• Aim:
Skip the pictures, please, and write out exactly the lines from the opening of the data through the line containing "22860, 25010, 27380];".
[begin Data segment]
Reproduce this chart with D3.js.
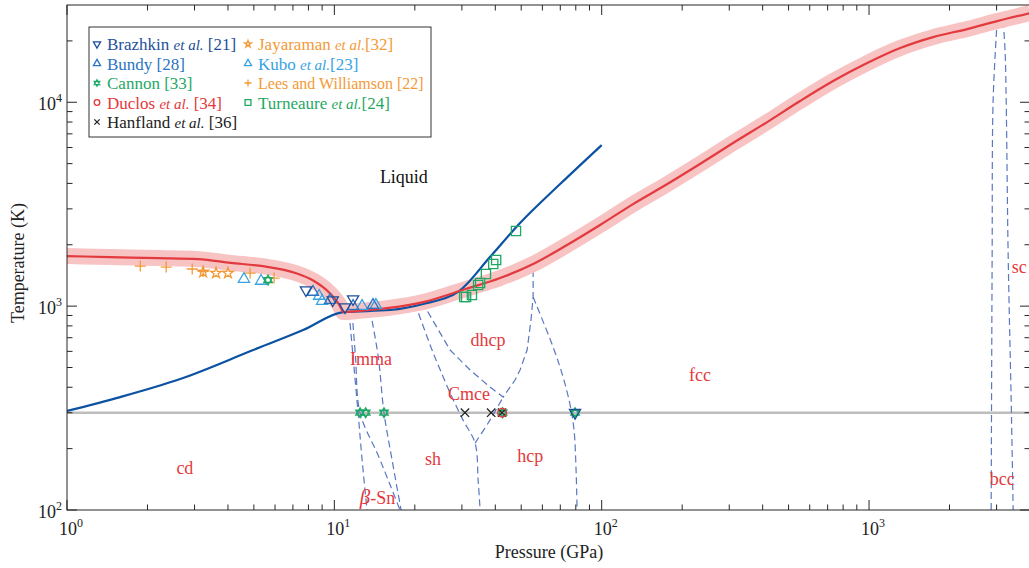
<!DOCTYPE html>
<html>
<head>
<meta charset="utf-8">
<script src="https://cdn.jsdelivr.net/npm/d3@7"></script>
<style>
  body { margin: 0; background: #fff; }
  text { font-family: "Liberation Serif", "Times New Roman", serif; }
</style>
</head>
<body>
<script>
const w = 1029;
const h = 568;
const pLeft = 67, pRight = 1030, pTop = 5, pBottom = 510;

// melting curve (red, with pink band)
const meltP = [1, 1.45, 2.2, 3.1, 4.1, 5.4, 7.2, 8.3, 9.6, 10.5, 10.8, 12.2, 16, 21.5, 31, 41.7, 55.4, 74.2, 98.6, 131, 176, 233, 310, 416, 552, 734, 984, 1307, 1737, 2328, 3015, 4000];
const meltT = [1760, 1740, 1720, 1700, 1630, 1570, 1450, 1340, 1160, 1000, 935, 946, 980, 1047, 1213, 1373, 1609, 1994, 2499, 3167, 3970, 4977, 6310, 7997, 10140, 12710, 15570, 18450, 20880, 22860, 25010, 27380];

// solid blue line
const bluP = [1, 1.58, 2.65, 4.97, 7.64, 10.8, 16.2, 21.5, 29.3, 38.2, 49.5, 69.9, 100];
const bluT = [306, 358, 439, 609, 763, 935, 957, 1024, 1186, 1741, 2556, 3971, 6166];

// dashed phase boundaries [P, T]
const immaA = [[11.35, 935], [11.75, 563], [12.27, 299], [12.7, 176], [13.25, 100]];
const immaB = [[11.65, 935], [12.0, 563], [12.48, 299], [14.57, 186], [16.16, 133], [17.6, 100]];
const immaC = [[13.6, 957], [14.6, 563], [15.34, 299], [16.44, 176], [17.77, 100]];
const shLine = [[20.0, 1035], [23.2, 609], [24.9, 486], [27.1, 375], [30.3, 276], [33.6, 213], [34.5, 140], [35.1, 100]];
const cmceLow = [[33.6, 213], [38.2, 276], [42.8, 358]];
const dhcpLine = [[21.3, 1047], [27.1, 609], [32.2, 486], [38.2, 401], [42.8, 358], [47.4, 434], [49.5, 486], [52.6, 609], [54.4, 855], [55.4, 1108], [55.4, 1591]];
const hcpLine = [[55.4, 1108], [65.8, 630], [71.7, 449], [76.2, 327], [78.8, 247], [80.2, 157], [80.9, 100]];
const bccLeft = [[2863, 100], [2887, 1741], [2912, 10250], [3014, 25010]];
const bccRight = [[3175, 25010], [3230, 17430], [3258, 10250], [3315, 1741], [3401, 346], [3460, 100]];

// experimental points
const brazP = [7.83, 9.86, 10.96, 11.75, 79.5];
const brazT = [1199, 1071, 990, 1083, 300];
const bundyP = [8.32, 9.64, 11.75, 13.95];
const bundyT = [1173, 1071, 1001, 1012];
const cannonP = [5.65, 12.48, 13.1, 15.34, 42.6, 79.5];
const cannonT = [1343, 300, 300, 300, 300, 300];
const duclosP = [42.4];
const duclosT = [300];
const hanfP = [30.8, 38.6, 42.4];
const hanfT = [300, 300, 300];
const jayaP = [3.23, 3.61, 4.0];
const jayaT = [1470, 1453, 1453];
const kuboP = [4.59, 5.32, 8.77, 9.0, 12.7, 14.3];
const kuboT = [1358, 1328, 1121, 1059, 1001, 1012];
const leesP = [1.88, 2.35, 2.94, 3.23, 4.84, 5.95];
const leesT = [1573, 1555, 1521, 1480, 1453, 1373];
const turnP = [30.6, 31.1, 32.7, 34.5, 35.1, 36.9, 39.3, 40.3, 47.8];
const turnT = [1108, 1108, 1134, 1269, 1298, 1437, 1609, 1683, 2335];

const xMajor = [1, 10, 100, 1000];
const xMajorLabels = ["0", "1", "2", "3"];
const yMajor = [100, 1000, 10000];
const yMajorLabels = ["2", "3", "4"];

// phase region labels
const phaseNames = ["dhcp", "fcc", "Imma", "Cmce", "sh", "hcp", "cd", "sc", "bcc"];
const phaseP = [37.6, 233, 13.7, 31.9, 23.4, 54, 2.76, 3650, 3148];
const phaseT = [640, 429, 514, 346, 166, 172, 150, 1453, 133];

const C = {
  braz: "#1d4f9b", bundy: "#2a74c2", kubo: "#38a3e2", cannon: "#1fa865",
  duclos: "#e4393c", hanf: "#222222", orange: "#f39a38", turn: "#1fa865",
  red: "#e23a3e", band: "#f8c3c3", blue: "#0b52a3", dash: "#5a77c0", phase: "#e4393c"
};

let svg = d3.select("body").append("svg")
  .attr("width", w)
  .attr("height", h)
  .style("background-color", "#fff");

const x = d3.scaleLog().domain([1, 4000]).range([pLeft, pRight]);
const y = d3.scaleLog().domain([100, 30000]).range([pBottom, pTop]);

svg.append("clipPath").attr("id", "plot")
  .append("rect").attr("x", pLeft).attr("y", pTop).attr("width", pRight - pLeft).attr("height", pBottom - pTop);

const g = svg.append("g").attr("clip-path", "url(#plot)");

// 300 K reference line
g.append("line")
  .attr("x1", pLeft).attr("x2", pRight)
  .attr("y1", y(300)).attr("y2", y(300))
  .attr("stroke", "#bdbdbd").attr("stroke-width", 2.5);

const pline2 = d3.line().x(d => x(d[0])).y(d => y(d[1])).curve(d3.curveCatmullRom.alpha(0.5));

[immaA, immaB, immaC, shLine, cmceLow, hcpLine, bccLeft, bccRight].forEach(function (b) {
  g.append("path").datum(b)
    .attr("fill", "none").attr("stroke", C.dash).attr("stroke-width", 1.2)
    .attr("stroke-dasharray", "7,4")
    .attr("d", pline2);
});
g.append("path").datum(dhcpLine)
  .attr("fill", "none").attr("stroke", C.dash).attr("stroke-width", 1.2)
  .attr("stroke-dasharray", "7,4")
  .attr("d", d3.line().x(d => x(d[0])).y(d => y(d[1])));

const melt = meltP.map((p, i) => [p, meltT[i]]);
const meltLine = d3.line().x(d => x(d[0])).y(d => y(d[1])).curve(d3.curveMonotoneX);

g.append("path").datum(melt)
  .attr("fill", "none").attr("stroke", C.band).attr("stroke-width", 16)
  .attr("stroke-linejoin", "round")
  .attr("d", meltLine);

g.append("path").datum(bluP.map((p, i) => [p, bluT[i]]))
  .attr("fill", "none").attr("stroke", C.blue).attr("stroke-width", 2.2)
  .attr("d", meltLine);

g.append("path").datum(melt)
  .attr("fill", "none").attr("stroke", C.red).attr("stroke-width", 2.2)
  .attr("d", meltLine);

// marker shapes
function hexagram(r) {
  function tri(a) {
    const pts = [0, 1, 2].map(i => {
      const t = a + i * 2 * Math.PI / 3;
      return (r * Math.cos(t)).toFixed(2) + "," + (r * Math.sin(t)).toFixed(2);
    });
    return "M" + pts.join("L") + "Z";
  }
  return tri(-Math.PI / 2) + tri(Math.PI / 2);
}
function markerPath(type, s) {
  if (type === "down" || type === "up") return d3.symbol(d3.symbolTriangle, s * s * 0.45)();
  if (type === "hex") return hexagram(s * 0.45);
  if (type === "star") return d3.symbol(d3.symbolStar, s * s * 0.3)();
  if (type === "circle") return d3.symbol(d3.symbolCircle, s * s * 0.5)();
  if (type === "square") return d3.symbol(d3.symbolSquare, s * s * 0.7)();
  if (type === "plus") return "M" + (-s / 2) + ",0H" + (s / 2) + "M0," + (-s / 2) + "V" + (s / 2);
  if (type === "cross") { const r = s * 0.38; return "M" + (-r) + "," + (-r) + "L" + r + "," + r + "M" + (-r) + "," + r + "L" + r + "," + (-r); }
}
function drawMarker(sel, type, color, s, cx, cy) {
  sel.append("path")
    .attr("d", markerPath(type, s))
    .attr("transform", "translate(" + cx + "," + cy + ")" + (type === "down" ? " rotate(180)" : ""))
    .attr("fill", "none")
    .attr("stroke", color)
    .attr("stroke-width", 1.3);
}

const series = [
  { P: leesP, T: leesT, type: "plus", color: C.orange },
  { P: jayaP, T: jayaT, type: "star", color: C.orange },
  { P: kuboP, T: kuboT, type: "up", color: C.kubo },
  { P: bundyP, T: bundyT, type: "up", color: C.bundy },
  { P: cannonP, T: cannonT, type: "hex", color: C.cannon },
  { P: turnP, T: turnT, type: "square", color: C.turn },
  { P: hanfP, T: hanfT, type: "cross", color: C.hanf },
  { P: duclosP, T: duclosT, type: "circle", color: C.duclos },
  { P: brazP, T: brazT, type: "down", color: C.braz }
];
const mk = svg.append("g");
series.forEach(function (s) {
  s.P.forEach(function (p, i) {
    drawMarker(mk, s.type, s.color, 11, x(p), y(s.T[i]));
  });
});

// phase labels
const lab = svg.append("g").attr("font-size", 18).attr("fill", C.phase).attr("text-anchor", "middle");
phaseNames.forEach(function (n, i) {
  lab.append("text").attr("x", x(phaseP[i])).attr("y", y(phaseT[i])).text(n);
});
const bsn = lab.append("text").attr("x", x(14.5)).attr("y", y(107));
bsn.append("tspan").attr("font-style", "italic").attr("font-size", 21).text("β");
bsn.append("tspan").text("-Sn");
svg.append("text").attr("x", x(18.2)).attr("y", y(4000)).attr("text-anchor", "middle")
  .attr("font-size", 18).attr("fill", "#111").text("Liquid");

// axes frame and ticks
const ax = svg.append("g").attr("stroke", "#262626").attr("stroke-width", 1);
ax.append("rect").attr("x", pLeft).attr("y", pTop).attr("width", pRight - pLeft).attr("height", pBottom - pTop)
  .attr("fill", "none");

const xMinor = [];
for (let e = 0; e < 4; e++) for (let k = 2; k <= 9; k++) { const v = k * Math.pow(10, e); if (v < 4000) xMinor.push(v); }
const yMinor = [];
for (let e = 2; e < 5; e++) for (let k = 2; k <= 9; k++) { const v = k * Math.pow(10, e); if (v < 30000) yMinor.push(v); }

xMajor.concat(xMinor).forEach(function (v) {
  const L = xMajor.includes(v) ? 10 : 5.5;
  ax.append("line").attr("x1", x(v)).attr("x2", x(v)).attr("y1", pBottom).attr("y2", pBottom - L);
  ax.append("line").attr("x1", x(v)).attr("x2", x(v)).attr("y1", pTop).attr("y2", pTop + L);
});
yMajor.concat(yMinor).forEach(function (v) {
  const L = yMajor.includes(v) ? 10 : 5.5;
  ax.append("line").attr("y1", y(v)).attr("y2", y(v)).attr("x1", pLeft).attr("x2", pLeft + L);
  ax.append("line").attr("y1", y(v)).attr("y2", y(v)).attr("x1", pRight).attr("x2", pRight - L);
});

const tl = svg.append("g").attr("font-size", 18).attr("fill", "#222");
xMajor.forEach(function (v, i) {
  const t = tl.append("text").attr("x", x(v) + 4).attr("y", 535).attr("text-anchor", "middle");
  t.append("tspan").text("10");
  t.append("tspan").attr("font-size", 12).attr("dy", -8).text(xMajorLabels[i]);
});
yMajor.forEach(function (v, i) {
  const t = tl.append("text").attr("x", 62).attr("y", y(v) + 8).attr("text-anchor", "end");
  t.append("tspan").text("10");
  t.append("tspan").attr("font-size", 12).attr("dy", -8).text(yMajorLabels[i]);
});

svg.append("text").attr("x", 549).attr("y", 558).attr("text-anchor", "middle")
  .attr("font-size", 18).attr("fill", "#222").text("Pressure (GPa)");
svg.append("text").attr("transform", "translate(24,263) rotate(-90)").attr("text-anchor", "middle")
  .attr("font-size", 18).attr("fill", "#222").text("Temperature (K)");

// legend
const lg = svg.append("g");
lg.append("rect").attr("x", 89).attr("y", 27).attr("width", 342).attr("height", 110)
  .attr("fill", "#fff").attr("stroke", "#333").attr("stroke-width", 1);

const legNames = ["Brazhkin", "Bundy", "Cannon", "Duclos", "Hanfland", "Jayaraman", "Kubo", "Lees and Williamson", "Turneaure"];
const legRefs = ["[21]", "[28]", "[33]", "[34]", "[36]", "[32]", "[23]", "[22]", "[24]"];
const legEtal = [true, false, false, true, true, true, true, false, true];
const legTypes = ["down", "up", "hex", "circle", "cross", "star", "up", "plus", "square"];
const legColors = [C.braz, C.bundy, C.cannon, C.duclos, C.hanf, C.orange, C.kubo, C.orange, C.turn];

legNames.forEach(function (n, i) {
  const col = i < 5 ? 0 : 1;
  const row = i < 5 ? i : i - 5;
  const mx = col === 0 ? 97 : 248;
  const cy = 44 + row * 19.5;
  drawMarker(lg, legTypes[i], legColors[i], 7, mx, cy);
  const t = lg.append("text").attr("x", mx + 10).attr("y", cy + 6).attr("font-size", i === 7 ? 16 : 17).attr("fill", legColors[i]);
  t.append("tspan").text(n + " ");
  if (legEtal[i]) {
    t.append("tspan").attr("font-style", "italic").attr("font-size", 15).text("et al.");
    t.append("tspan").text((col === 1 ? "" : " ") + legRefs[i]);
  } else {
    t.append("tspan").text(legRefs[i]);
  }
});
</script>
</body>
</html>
[end Data segment]
• Finished answer:
Reproduce this chart with D3.js.
<!DOCTYPE html>
<html>
<head>
<meta charset="utf-8">
<script src="https://cdn.jsdelivr.net/npm/d3@7"></script>
<style>
  body { margin: 0; background: #fff; }
  text { font-family: "Liberation Serif", "Times New Roman", serif; }
</style>
</head>
<body>
<script>
const w = 1029;
const h = 568;
const pLeft = 67, pRight = 1030, pTop = 5, pBottom = 510;

// melting curve (red, with pink band)
const meltP = [1, 1.45, 2.2, 3.1, 4.1, 5.4, 7.2, 8.3, 9.6, 10.5, 10.8, 12.2, 16, 21.5, 31, 41.7, 55.4, 74.2, 98.6, 131, 176, 233, 310, 416, 552, 734, 984, 1307, 1737, 2328, 3015, 4000];
const meltT = [1760, 1740, 1720, 1700, 1630, 1570, 1450, 1340, 1160, 1000, 935, 946, 980, 1047, 1213, 1373, 1609, 1994, 2499, 3167, 3970, 4977, 6310, 7997, 10140, 12710, 15570, 18450, 20880, 22860, 25010, 27380];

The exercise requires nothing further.